The Asian ETF market proved to be the most resilient over the month (+EUR12.5 billion euros); meanwhile the US market suffered from withdrawals (-EUR2.2 billion). The European market registered limited flows at EUR1 billion euros overall (EUR1.2 billion into equities and EUR165 million out of bonds).
In the European ETF market, economic uncertainties led investors to rein in their investments in equities, asset class that gathered EUR1.2 billion euros in March, compared with EUR17 billion over the course of the quarter. Given this context, arbitrages were undertaken at the expense of European equities (-EUR1.9 billion euros in the Eurozone). Conversely, European investors continued to strengthen their positions in North America (+EUR1.6 billion) and emerging markets (+EUR1.3 billion), of which 124 million euros went to China, which leads the country exposures ranking.
In sectorial terms, March saw withdrawals from the financial sector (-EUR321 million euros) and from energy (-EUR208 million). Looking to thematic approaches, SRI continued to attract investors (+EUR117 million). Smart Beta and Factor strategies also continue to have the wind in their sails: inflows were primarily allocated to small caps (+EUR419 million) followed by multi-factor ETFs (+EUR360 million).

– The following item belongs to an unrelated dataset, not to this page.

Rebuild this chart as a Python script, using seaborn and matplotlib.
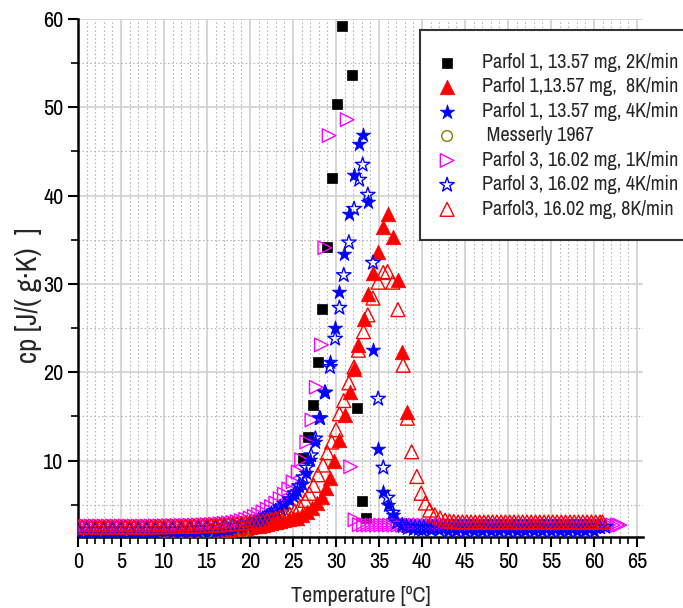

As regards fixed income, ETF flows in the European market shifted from corporate bonds (-EUR1.3 billion euros) into government debt (+EUR1.4 billion). Combining segments, this balanced out over the month at -EUR165 million euros. Within sovereign bonds, flows were divided between US securities (more than EUR1 billion euros across medium- and short-term exposures) and Eurozone securities to almost EUR600 million. Similarly, withdrawals from corporate bonds affected both Eurozone (-EUR776 million euros) and US securities (-EUR492 million). However, Amundi writes, over the quarter, Floating Rate Notes proved their interest, gathering over a billion euros.